Producer-director Michael Winner’s typically unsubtle 1967 Swinging Sixties tragi-comedy I’ll Never Forget What’s’isname stars Oliver Reed as Andrew Quint, a conscience-stricken adman who smashes up his desk and quits the business for an honest life in literature, but is won back to the media fray by manipulative tycoon Jonathan Lute (Orson Welles).
Despite a tendency to circumvent subtlety and go for over-ebullience, reflecting the personalities of its stars and the director, as well as box-office considerations, Winner’s movie is funny, touching and well performed, in some cases excitingly performed.
Winner tends to have a sledgehammer touch as director, spoiling any serious intentions Peter Draper’s screenplay may have had or points it wanted to make about ambition, the rat race, the literary world and the ad industry. But somehow it all still works quite well, thanks mostly to the exuberance of the iconic cast, and to Winner’s perseverance too.
I’ll Never Forget What’s’isname was a hit and it is now a fascinating 1967 slice of life. Even if the title doesn’t mean anything, like the film, it is good fun.
Also in the cast are Carol White, Harry Andrews, Michael Hordern, Wendy Craig, Marianne Faithfull, Norman Rodway, Frank Finlay, Ann Lynn, Harvey Hall, Lyn Ashley, Edward Fox, Basil Dignam, Mark Burns, Mark Eden, Stuart Cooper, Veronica Clifford, Roland Curram, Peter Graves, Robert Mill, Bessie Love, Terence Sewards, Josephine Rueg, Katherine Kessey, Karen Kessey, Hugo Keith-Johnston and Mona Chong.

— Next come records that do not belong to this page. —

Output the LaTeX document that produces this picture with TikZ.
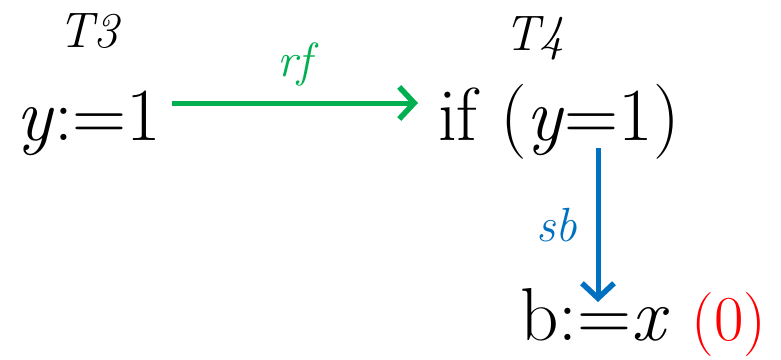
\documentclass[tikz,border=0pt]{standalone}
\usetikzlibrary{arrows.meta}
\definecolor{rfgreen}{RGB}{0,176,80}
\definecolor{sbblue}{RGB}{0,112,192}
\definecolor{valred}{RGB}{255,0,0}
\tikzset{
  big/.style={font=\fontsize{75}{80}\selectfont, inner sep=0pt},
  thread/.style={font=\fontsize{50}{56}\selectfont\itshape, inner sep=0pt},
  lbl/.style={font=\fontsize{48}{52}\selectfont\itshape, inner sep=0pt},
  rel/.style={line width=5pt, -{Straight Barb[length=15pt,width=32pt,line width=5.5pt]}},
}
\begin{document}
\begin{tikzpicture}[x=1pt,y=-1pt]
\useasboundingbox (0,0) rectangle (781,359);
\node[thread, anchor=base] (t3) at (88,47) {T3};
\node[thread, anchor=base] (t4) at (534,50) {T4};
\node[big, anchor=base west] (w) at (16,140) {\textit{y}:=1};
\node[big, anchor=base west] (r) at (438,140) {if (\textit{y}=1)};
\node[big, anchor=base west] (b) at (520,340) {b:=\textit{x} \textcolor{valred}{\fontsize{64}{66}\selectfont(0)}};
\coordinate (gs) at (172,103);
\coordinate (ge) at (418,103);
\coordinate (bs) at (598,148);
\coordinate (be) at (598,302);
\draw[rel, rfgreen] (gs) -- node[lbl, above=14pt] (rf) {rf} (ge);
\draw[rel, sbblue] (bs) -- node[lbl, left=18pt] (sb) {sb} (be);
\end{tikzpicture}
\end{document}
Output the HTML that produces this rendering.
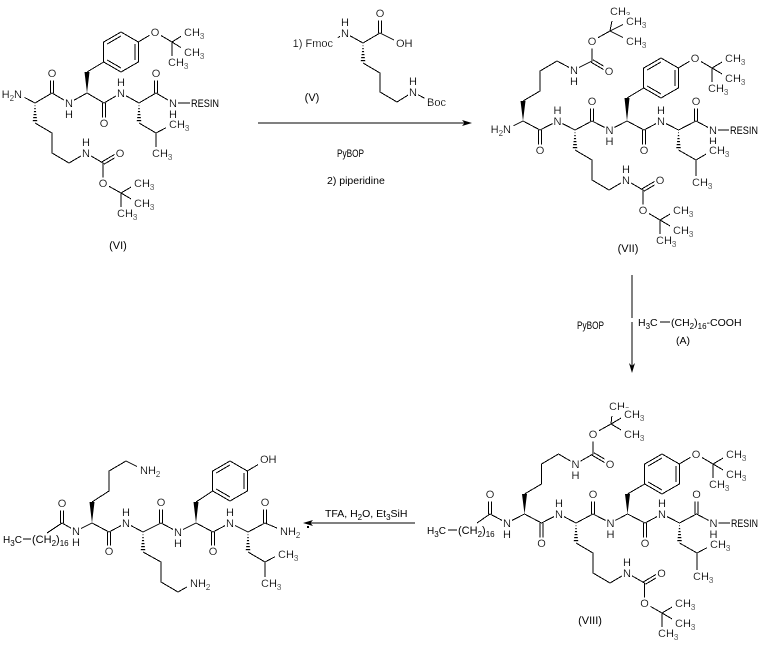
<!DOCTYPE html>
<html>
<head>
<meta charset="utf-8">
<style>
html,body{margin:0;padding:0;background:#fff;}
svg{display:block;}
.t text{filter:url(#w);}
</style>
</head>
<body>
<svg xmlns="http://www.w3.org/2000/svg" width="765" height="647" viewBox="0 0 765 647" font-family="'Liberation Sans', Arial, sans-serif" font-size="11">
<defs>
<pattern id="hs" width="10" height="3" patternUnits="userSpaceOnUse"><rect x="0" y="0" width="10" height="1.2" fill="#000"/></pattern>
<filter id="w" x="-0.12" y="-0.04" width="1.24" height="1.08"><feFlood flood-color="#fff" result="b"/><feComposite in="SourceGraphic" in2="b" operator="over"/></filter>
<g id="ring"><path fill="none" stroke="#000" stroke-width="1" shape-rendering="crispEdges" d="M-17.3 -10 L0 -20 L17.3 -10 L17.3 10 L0 20 L-17.3 10 Z M-13.8 -8 L0 -16 M13.8 -8 L13.8 8 M0 16 L-13.8 8"/></g>
</defs>
<rect width="765" height="647" fill="#fff"/>

<!-- ================= BONDS ================= -->
<g fill="none" stroke="#000" stroke-width="1" shape-rendering="crispEdges">
<!-- VI -->
<path d="M18 94 L35 103 L52 93 L69 103 L87 93 L104 103 L121 93 L139 103 L156 93 L173 103 L190 103
M50.5 93 L50.5 73 M53.5 93 L53.5 73
M102.5 103 L102.5 123 M105.5 103 L105.5 123
M154.5 93 L154.5 73 M157.5 93 L157.5 73
M87 72 L103.7 62 M138.3 42 L155 32 L172 42 L188 32 M172 42 L188 52 M172 42 L172 62
M139 123 L156 133 L173 124 M156 133 L156 153
M35 123 L52 133 L52 153 L69 163 L86 153 L103 163 L103 183 L121 193 L138 183 M121 193 L138 203 M121 193 L121 213
M103.8 164.3 L120.8 154.3 M102.2 161.7 L119.2 151.7"/>
<!-- V reagent -->
<path d="M333 41 L345 33 L363 43 L380 33 L400 43 M378.5 33 L378.5 13 M381.5 33 L381.5 13
M363 63 L380 73 L380 92 L397 102 L413 92 L426 99"/>
<!-- arrow 1 -->
<path d="M258 123 L466 123"/>
<!-- VII -->
<path d="M507 129 L523 121 L540 130 L557.5 121 L575 130 L592 121 L609.5 130 L627 121 L644 130 L661 121 L678.5 130 L696 121 L713 130 L729 130
M538.5 130 L538.5 150 M541.5 130 L541.5 150
M590.5 121 L590.5 101 M593.5 121 L593.5 101
M642.5 130 L642.5 150 M645.5 130 L645.5 150
M694.5 121 L694.5 101 M697.5 121 L697.5 101
M523 101 L540 91 L540 71 L557 61 L574 70 L592 61 L592 41 L610 31 L614 11 M610 31 L630 21 M610 31 L630 41
M591.2 62.3 L608.2 72.3 M592.8 59.7 L609.8 69.7
M575 150 L592 160 L592 180 L609 190 L626 180 L643 190 L643 210 L660 220 L677 210 M660 220 L677 230 M660 220 L660 240
M643.8 191.3 L660.8 181.3 M642.2 188.7 L659.2 178.7
M627 98 L643.7 88 M678.3 68 L695 58 L712 68 L729 58 M712 68 L729 78 M712 68 L712 88
M678.5 150 L696 160 L713 150 M696 160 L696 180"/>
<!-- arrow 2 -->
<path d="M632 275 L632 318 M632 322 L632 366 M660 322 L670 322"/>
<!-- VIII -->
<path d="M477 523 L490 514 L507 523 L524.5 514 L541.5 523 L559 514 L576 523 L593 514 L610.5 523 L627.5 514 L645 523 L662 514 L679.5 523 L696.5 514 L713.5 523 L730 523
M448 530 L457 530
M488.5 514 L488.5 494 M491.5 514 L491.5 494
M540 523 L540 543 M543 523 L543 543
M591.5 514 L591.5 494 M594.5 514 L594.5 494
M643.5 523 L643.5 543 M646.5 523 L646.5 543
M695 514 L695 494 M698 514 L698 494
M524.5 494 L541.5 484 L541.5 464 L558.5 454 L575.5 464 L593 454 L593 434 L611 424 L613 406 M611 424 L628 414 M611 424 L628 434
M592.2 455.3 L609.2 465.3 M593.8 452.7 L610.8 462.7
M576 543 L593 553 L593 573 L610 583 L627 573 L644.5 583 L644.5 603 L662 613 L679 603 M662 613 L679 623 M662 613 L662 633
M645.3 584.3 L662.3 574.3 M643.7 581.7 L660.7 571.7
M627.5 494 L644.7 484 M679.3 464 L696 454 L713 464 L730 454 M713 464 L730 474 M713 464 L713 484
M679.5 543 L697 553 L714 544 M697 553 L697 573"/>
<!-- arrow 3 -->
<path d="M309 523 L415 523"/>
<!-- Final product -->
<path d="M23 539 L31 539
M47 533 L62 523 L76 531 L92 523 L109 532 L126 523 L143 532 L161 523 L178 532 L196 523 L213 532 L230 523 L248 532 L265 523 L284 531
M60.5 523 L60.5 503 M63.5 523 L63.5 503
M107.5 532 L107.5 551 M110.5 532 L110.5 551
M159.5 523 L159.5 502 M162.5 523 L162.5 502
M211.5 532 L211.5 551 M214.5 532 L214.5 551
M263.5 523 L263.5 502 M266.5 523 L266.5 502
M92 502 L109 491 L109 471 L126 461 L144 470
M143 552 L161 562 L161 582 L178 592 L194 583
M196 502 L212.7 491 M247.3 471 L264 461
M248 552 L265 562 L282 553 M265 562 L265 582"/>
</g>

<!-- rings -->
<use href="#ring" x="121" y="52"/>
<use href="#ring" x="661" y="78"/>
<use href="#ring" x="662" y="474"/>
<use href="#ring" x="230" y="481"/>

<!-- wedges -->
<g fill="#000">
<polygon points="87,93 84.5,72 89.5,72"/>
<polygon points="523,121 520.5,101 525.5,101"/>
<polygon points="627,121 624.5,98 629.5,98"/>
<polygon points="524.5,514 522,494 527,494"/>
<polygon points="627.5,514 625,494 630,494"/>
<polygon points="92,523 89.5,502 94.5,502"/>
<polygon points="196,523 193.5,502 198.5,502"/>
<!-- arrowheads -->
<polygon points="472,123 462,120 464.5,123 462,126"/>
<polygon points="632,373 629,363 632,366 635,363"/>
<polygon points="303,523 313,520 310.5,523 313,526"/>
<rect x="307" y="526" width="2" height="2"/>
</g>
<g fill="url(#hs)">
<polygon points="35,103 32.5,123 37.5,123"/>
<polygon points="139,103 136.5,123 141.5,123"/>
<polygon points="363,43 360.5,63 365.5,63"/>
<polygon points="575,130 572.5,150 577.5,150"/>
<polygon points="678.5,130 676,150 681,150"/>
<polygon points="576,523 573.5,543 578.5,543"/>
<polygon points="679.5,523 677,543 682,543"/>
<polygon points="143,532 140.5,552 145.5,552"/>
<polygon points="248,532 245.5,552 250.5,552"/>
</g>

<!-- ================= LABELS (with white backing) ================= -->
<g class="t">
<!-- VI -->
<text x="22" y="98" text-anchor="end">H<tspan font-size="8" dy="3">2</tspan><tspan dy="-3">N</tspan></text>
<g text-anchor="middle">
<text x="52" y="77">O</text>
<text x="69" y="107">N</text><text x="69" y="118">H</text>
<text x="104" y="127">O</text>
<text x="121" y="97">N</text><text x="121" y="86">H</text>
<text x="156" y="77">O</text>
<text x="173" y="107">N</text><text x="173" y="118">H</text>
<text x="155" y="36">O</text>
<text x="86" y="157">N</text><text x="86" y="146">H</text>
<text x="120" y="157">O</text>
<text x="103" y="187">O</text>
</g>
<text x="184" y="36">CH<tspan font-size="8" dy="3">3</tspan></text>
<text x="184" y="56">CH<tspan font-size="8" dy="3">3</tspan></text>
<text x="168" y="66">CH<tspan font-size="8" dy="3">3</tspan></text>
<text x="169" y="128">CH<tspan font-size="8" dy="3">3</tspan></text>
<text x="152" y="157">CH<tspan font-size="8" dy="3">3</tspan></text>
<text x="134" y="187">CH<tspan font-size="8" dy="3">3</tspan></text>
<text x="134" y="207">CH<tspan font-size="8" dy="3">3</tspan></text>
<text x="117" y="217">CH<tspan font-size="8" dy="3">3</tspan></text>

<!-- V -->
<g text-anchor="middle">
<text x="345" y="37">N</text><text x="345" y="26">H</text>
<text x="380" y="17">O</text>
<text x="413" y="96">N</text><text x="413" y="85">H</text>
</g>
<text x="396" y="47">OH</text>
<text x="427" y="106">Boc</text>
<text x="333" y="47" text-anchor="end">1)  Fmoc</text>

<!-- VII -->
<text x="511" y="133" text-anchor="end">H<tspan font-size="8" dy="3">2</tspan><tspan dy="-3">N</tspan></text>
<g text-anchor="middle">
<text x="540" y="154">O</text>
<text x="557.5" y="125">N</text><text x="557.5" y="114">H</text>
<text x="592" y="105">O</text>
<text x="609.5" y="134">N</text><text x="609.5" y="145">H</text>
<text x="644" y="154">O</text>
<text x="661" y="125">N</text><text x="661" y="114">H</text>
<text x="696" y="105">O</text>
<text x="713" y="134">N</text><text x="713" y="145">H</text>
<text x="574" y="74">N</text><text x="574" y="85">H</text>
<text x="609" y="75">O</text>
<text x="592" y="45">O</text>
<text x="626" y="184">N</text><text x="626" y="173">H</text>
<text x="660" y="184">O</text>
<text x="643" y="214">O</text>
<text x="695" y="62">O</text>
</g>
<text x="610" y="15">CH<tspan font-size="8" dy="3">3</tspan></text>
<text x="626" y="25">CH<tspan font-size="8" dy="3">3</tspan></text>
<text x="626" y="45">CH<tspan font-size="8" dy="3">3</tspan></text>
<text x="673" y="214">CH<tspan font-size="8" dy="3">3</tspan></text>
<text x="673" y="234">CH<tspan font-size="8" dy="3">3</tspan></text>
<text x="656" y="244">CH<tspan font-size="8" dy="3">3</tspan></text>
<text x="725" y="62">CH<tspan font-size="8" dy="3">3</tspan></text>
<text x="725" y="82">CH<tspan font-size="8" dy="3">3</tspan></text>
<text x="708" y="92">CH<tspan font-size="8" dy="3">3</tspan></text>
<text x="709" y="154">CH<tspan font-size="8" dy="3">3</tspan></text>
<text x="692" y="186">CH<tspan font-size="8" dy="3">3</tspan></text>

<!-- VIII -->
<g text-anchor="middle">
<text x="490" y="498">O</text>
<text x="507" y="527">N</text><text x="507" y="538">H</text>
<text x="541.5" y="547">O</text>
<text x="559" y="518">N</text><text x="559" y="507">H</text>
<text x="593" y="498">O</text>
<text x="610.5" y="527">N</text><text x="610.5" y="538">H</text>
<text x="645" y="547">O</text>
<text x="662" y="518">N</text><text x="662" y="507">H</text>
<text x="696.5" y="498">O</text>
<text x="713.5" y="527">N</text><text x="713.5" y="538">H</text>
<text x="575.5" y="468">N</text><text x="575.5" y="479">H</text>
<text x="610" y="468">O</text>
<text x="593" y="438">O</text>
<text x="627" y="577">N</text><text x="627" y="566">H</text>
<text x="661.5" y="577">O</text>
<text x="644.5" y="607">O</text>
<text x="696" y="458">O</text>
</g>
<text x="609" y="410">CH<tspan font-size="8" dy="3">3</tspan></text>
<text x="624" y="418">CH<tspan font-size="8" dy="3">3</tspan></text>
<text x="624" y="438">CH<tspan font-size="8" dy="3">3</tspan></text>
<text x="675" y="607">CH<tspan font-size="8" dy="3">3</tspan></text>
<text x="675" y="627">CH<tspan font-size="8" dy="3">3</tspan></text>
<text x="658" y="637">CH<tspan font-size="8" dy="3">3</tspan></text>
<text x="726" y="458">CH<tspan font-size="8" dy="3">3</tspan></text>
<text x="726" y="478">CH<tspan font-size="8" dy="3">3</tspan></text>
<text x="709" y="488">CH<tspan font-size="8" dy="3">3</tspan></text>
<text x="710" y="548">CH<tspan font-size="8" dy="3">3</tspan></text>
<text x="693" y="580">CH<tspan font-size="8" dy="3">3</tspan></text>

<!-- Final product -->
<g text-anchor="middle">
<text x="62" y="507">O</text>
<text x="76" y="535">N</text><text x="76" y="546">H</text>
<text x="109" y="555">O</text>
<text x="126" y="527">N</text><text x="126" y="516">H</text>
<text x="161" y="506">O</text>
<text x="178" y="536">N</text><text x="178" y="547">H</text>
<text x="213" y="555">O</text>
<text x="230" y="527">N</text><text x="230" y="516">H</text>
<text x="265" y="506">O</text>
</g>
<text x="280" y="535">NH<tspan font-size="8" dy="3">2</tspan></text>
<text x="140" y="474">NH<tspan font-size="8" dy="3">2</tspan></text>
<text x="190" y="587">NH<tspan font-size="8" dy="3">2</tspan></text>
<text x="260" y="463">OH</text>
<text x="278" y="558">CH<tspan font-size="8" dy="3">3</tspan></text>
<text x="261" y="587">CH<tspan font-size="8" dy="3">3</tspan></text>
</g>

<!-- ================= PLAIN TEXT ================= -->
<g>
<text x="191" y="107" textLength="28" lengthAdjust="spacingAndGlyphs">RESIN</text>
<text x="730" y="134" textLength="28" lengthAdjust="spacingAndGlyphs">RESIN</text>
<text x="731" y="527" textLength="27" lengthAdjust="spacingAndGlyphs">RESIN</text>

<text x="118" y="249" text-anchor="middle">(VI)</text>
<text x="312" y="101" text-anchor="middle">(V)</text>
<text x="628" y="252" text-anchor="middle">(VII)</text>
<text x="590" y="624" text-anchor="middle">(VIII)</text>

<text x="337" y="157" textLength="27" lengthAdjust="spacingAndGlyphs">PyBOP</text>
<text x="327" y="184" font-size="10.5">2) piperidine</text>

<text x="577" y="329" textLength="27" lengthAdjust="spacingAndGlyphs">PyBOP</text>
<text x="638" y="326" font-size="10.5">H<tspan font-size="8" dy="3">3</tspan><tspan dy="-3">C</tspan></text>
<text x="671" y="326" font-size="10.5">(CH<tspan font-size="8" dy="3">2</tspan><tspan dy="-3">)</tspan><tspan font-size="8" dy="3">16</tspan><tspan dy="-3">-COOH</tspan></text>
<text x="683" y="344" text-anchor="middle" font-size="10.5">(A)</text>

<text x="325" y="517" font-size="10.5">TFA, H<tspan font-size="8" dy="3">2</tspan><tspan dy="-3">O, Et</tspan><tspan font-size="8" dy="3">3</tspan><tspan dy="-3">SiH</tspan></text>

<text x="427" y="534" font-size="10">H<tspan font-size="8" dy="3">3</tspan><tspan dy="-3">C</tspan></text>
<text x="458" y="534">(CH<tspan font-size="8" dy="3">2</tspan><tspan dy="-3">)</tspan><tspan font-size="8" dy="3">16</tspan></text>

<text x="3" y="543" font-size="10">H<tspan font-size="8" dy="3">3</tspan><tspan dy="-3">C</tspan></text>
<text x="32" y="543">(CH<tspan font-size="8" dy="3">2</tspan><tspan dy="-3">)</tspan><tspan font-size="8" dy="3">16</tspan></text>
</g>
</svg>
</body>
</html>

Welles, the same man who made Citizen Kane, said Draper’s screenplay was the best he had read since The Third Man, which he appeared in back in 1949.
Shocking some Sixties sensibilities, Marianne Faithfull as Josie says: ‘Get out of here, you f***ing bastard! The BBFC demanded the removal of this single use of the word for the cinema release. Winner reached a compromise by partly obscuring the word with the sound of a car horn. Released on 18 December 1967, I’ll Never Forget What’s’isname is often cited as the first time the word was heard in the cinema, though Ulysses was released earlier the same year, in June 1967, and thus became the first film in the UK to feature the F word.
I’ll Never Forget What’s’isname also got into censorship trouble in America too when it was denied a MPAA seal of approval because of a scene between Reed and White that implies oral sex. So Universal distributed the film through a non-MPAA-signatory company. This and a similar scene in Charlie Bubbles (1967) helped to end the US Production Code and see it replaced by a ratings system.
The Oscars forgot what’s’isname. The Oscars snubbed Michael Winner when they failed to acknowledge him in the 85th Academy Awards’ In Memoriam section in 2013.